A look at the week that was in Oregon arts. A glimpse ahead at the week that's going to be.

For more than 20 years Conduit was a vital link – in many ways, the vital link – in Portland’s chain of contemporary dance organizations. A home base for some of the city’s most creative dancemakers, it was also the place that visiting choreographers and dancers made their temporary work home when they were in town. Major work and vital experiments were created here by a host of talented people. Mary Oslund, Tere Mathern, Linda K. Johnson, Gregg Bielemeier, V. Keith Goodman, Jim McGinn, Katherine Longstreth: the list goes on and on, creating a tapestry of the tale of a very large and significant chapter in the history of the city’s dance.

It’s all history now, or will be as of July 23, when Conduit hangs up its hat for good, at least in its current form. The party’s over – but not before an actual party, A Wake for Conduit, fills the Ford Building for a final celebration this Wednesday, July 13. Bring your stories, and put on your dancing shoes. Jamuna Chiarini has the story for ArtsWatch readers.

There Mathern's "Gather: a dance about convergence," performed in 2012 in Conduit's original home in the Pythian Building. Photo: Gordon Wilson

There Mathern’s “Gather: a dance about convergence,” performed in 2012 in Conduit’s original home in the Pythian Building.

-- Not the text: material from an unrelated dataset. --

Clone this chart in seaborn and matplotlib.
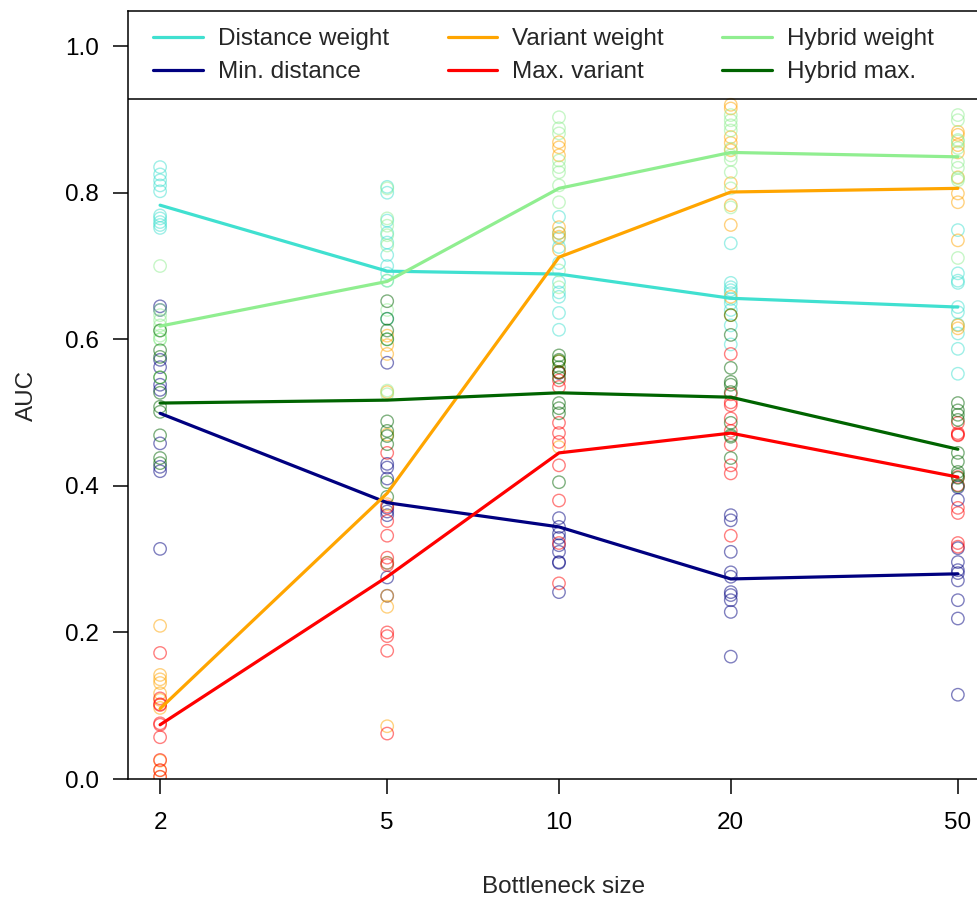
import numpy as np
import pandas as pd
import seaborn as sns
import matplotlib.pyplot as plt

sizes = [2, 5, 10, 20, 50]
methods = ["Distance weight", "Min. distance", "Variant weight",
           "Max. variant", "Hybrid weight", "Hybrid max."]
colors = ["turquoise", "navy", "orange", "red", "lightgreen", "darkgreen"]

# mean AUC per bottleneck size (the lines)
dist_weight_mean = [0.783, 0.693, 0.689, 0.656, 0.644]
min_dist_mean = [0.499, 0.377, 0.344, 0.273, 0.280]
var_weight_mean = [0.096, 0.390, 0.712, 0.801, 0.806]
max_var_mean = [0.074, 0.276, 0.445, 0.472, 0.412]
hyb_weight_mean = [0.618, 0.679, 0.806, 0.855, 0.849]
hyb_max_mean = [0.513, 0.517, 0.527, 0.521, 0.450]

# AUC of the single runs (circles), one list per bottleneck size
dist_weight_runs = [
    [0.835, 0.825, 0.817, 0.810, 0.802, 0.769, 0.765, 0.760, 0.756, 0.752],
    [0.808, 0.800, 0.762, 0.745, 0.732, 0.715, 0.700, 0.690, 0.680, 0.628],
    [0.767, 0.745, 0.738, 0.726, 0.704, 0.678, 0.664, 0.658, 0.636, 0.613],
    [0.731, 0.677, 0.671, 0.667, 0.663, 0.655, 0.649, 0.640, 0.619, 0.593],
    [0.749, 0.690, 0.680, 0.677, 0.644, 0.637, 0.620, 0.608, 0.587, 0.553],
]
min_dist_runs = [
    [0.645, 0.640, 0.572, 0.562, 0.538, 0.531, 0.458, 0.426, 0.420, 0.314],
    [0.568, 0.430, 0.425, 0.410, 0.370, 0.365, 0.360, 0.295, 0.275, 0.250],
    [0.554, 0.356, 0.344, 0.335, 0.329, 0.319, 0.310, 0.296, 0.295, 0.255],
    [0.360, 0.353, 0.310, 0.282, 0.276, 0.255, 0.251, 0.244, 0.228, 0.167],
    [0.398, 0.381, 0.315, 0.296, 0.285, 0.281, 0.271, 0.244, 0.219, 0.115],
]
var_weight_runs = [
    [0.209, 0.142, 0.136, 0.131, 0.117, 0.108, 0.097, 0.025, 0.012, 0.003],
    [0.605, 0.592, 0.580, 0.528, 0.470, 0.375, 0.295, 0.250, 0.235, 0.072],
    [0.869, 0.862, 0.851, 0.753, 0.745, 0.740, 0.722, 0.570, 0.555, 0.453],
    [0.920, 0.915, 0.876, 0.868, 0.858, 0.813, 0.783, 0.756, 0.658, 0.633],
    [0.883, 0.879, 0.865, 0.855, 0.821, 0.799, 0.787, 0.735, 0.619, 0.615],
]
max_var_runs = [
    [0.172, 0.110, 0.102, 0.101, 0.076, 0.074, 0.057, 0.026, 0.012, 0.003],
    [0.445, 0.372, 0.352, 0.332, 0.302, 0.292, 0.200, 0.195, 0.175, 0.062],
    [0.555, 0.544, 0.535, 0.486, 0.472, 0.460, 0.428, 0.380, 0.322, 0.267],
    [0.580, 0.525, 0.514, 0.510, 0.492, 0.475, 0.456, 0.428, 0.417, 0.332],
    [0.486, 0.472, 0.470, 0.469, 0.412, 0.401, 0.370, 0.363, 0.322, 0.317],
]
hyb_weight_runs = [
    [0.700, 0.640, 0.633, 0.626, 0.619, 0.612, 0.605, 0.600, 0.600, 0.548],
    [0.806, 0.765, 0.755, 0.742, 0.728, 0.680, 0.640, 0.600, 0.530, 0.525],
    [0.903, 0.888, 0.881, 0.844, 0.835, 0.828, 0.810, 0.787, 0.694, 0.671],
    [0.906, 0.899, 0.892, 0.885, 0.860, 0.851, 0.845, 0.828, 0.806, 0.780],
    [0.906, 0.899, 0.872, 0.870, 0.861, 0.842, 0.834, 0.820, 0.817, 0.711],
]
hyb_max_runs = [
    [0.612, 0.585, 0.576, 0.548, 0.527, 0.508, 0.501, 0.469, 0.438, 0.431],
    [0.652, 0.628, 0.612, 0.600, 0.488, 0.475, 0.468, 0.457, 0.405, 0.385],
    [0.578, 0.572, 0.570, 0.562, 0.555, 0.548, 0.513, 0.506, 0.499, 0.405],
    [0.633, 0.606, 0.561, 0.542, 0.538, 0.528, 0.486, 0.469, 0.467, 0.438],
    [0.513, 0.503, 0.497, 0.490, 0.445, 0.433, 0.419, 0.415, 0.411, 0.400],
]

means = [dist_weight_mean, min_dist_mean, var_weight_mean,
         max_var_mean, hyb_weight_mean, hyb_max_mean]
runs = [dist_weight_runs, min_dist_runs, var_weight_runs,
        max_var_runs, hyb_weight_runs, hyb_max_runs]

# long-form tables
pts = pd.DataFrame([(m, s, v) for m, r in zip(methods, runs)
                    for s, vals in zip(sizes, r) for v in vals],
                   columns=["method", "size", "auc"])
lines = pd.DataFrame([(m, s, v) for m, mv in zip(methods, means)
                      for s, v in zip(sizes, mv)],
                     columns=["method", "size", "auc"])

sns.set_theme(style="ticks", rc={"axes.edgecolor": "black", "axes.linewidth": 1.1,
                                 "xtick.color": "black", "ytick.color": "black",
                                 "xtick.major.width": 1.1, "ytick.major.width": 1.1})
plt.rcParams["font.family"] = ["Liberation Sans", "DejaVu Sans"]

fig = plt.figure(figsize=(9.77, 8.99), dpi=100)
ax = fig.add_axes([128 / 977, 1 - 779 / 899, 872 / 977, 768 / 899])

for m, c in zip(methods, colors):
    d = pts[pts["method"] == m]
    sns.scatterplot(data=d, x="size", y="auc", ax=ax, marker="o", s=80,
                    facecolor="none", edgecolor=c, linewidth=1.0, alpha=0.5,
                    legend=False)

sns.lineplot(data=lines, x="size", y="auc", hue="method", hue_order=methods,
             palette=colors, linewidth=2.3, ax=ax, legend=False)

ax.set_xscale("log")
ax.set_xlim(10 ** (np.log10(2) - 32 / 569), 10 ** (np.log10(50) + 42 / 569))
ax.set_ylim(0, 1.048)
ax.set_xticks(sizes)
ax.set_xticklabels([str(s) for s in sizes])
ax.minorticks_off()
ax.set_yticks([0.0, 0.2, 0.4, 0.6, 0.8, 1.0])
ax.set_yticklabels(["0.0", "0.2", "0.4", "0.6", "0.8", "1.0"])
ax.tick_params(axis="both", labelsize=17.5, length=11, pad=10)
ax.tick_params(axis="x", pad=13)
ax.spines["right"].set_visible(False)

# legend box (its lower edge)
ax.axhline(0.928, color="black", linewidth=1.1)

ax.set_xlabel("Bottleneck size", fontsize=17.5, labelpad=30)
ax.set_ylabel("AUC", fontsize=17.5, labelpad=19)

handles = [plt.Line2D([], [], color=c, linewidth=2.3) for c in colors]
fig.legend(handles, methods, loc="upper left", bbox_to_anchor=(141 / 977, 1 - 16 / 899),
           ncol=3, frameon=False, fontsize=17.5, borderpad=0, handlelength=2.05,
           handletextpad=0.62, columnspacing=2.4, labelspacing=0.45)

fig.savefig("out.png", dpi=100)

Photo: Gordon Wilson

 


 

A TALE OF RUSSIAN LOVE LOST. Bruce Browne reviews Portland Opera’s new production of Eugene Onegin, which continues in the relatively cozy Newmark Theatre through July 26. Tchaikovsky’s opera, based on Alexander Pushkin’s extraordinarily popular Russian verse novel, is re-set in this production to the late years of the Soviet Union and the early years of the post-Soviet era, a switch that works for Browne: “The reason this production works so well is that the actors/singers embraced the change.” He particularly praises Jennifer Forni as Tatiana, the country miss who’s spurned by the cold title character: “Forni’s voice has the power and brilliance of a roman candle, and yet is never pushed, always in control. She has the best messa di voce (getting softer and louder on one note) I’ve heard in a long time. And she convincingly brought to life the facets of her teenage angst, brought about attempting to deal with Onegin.”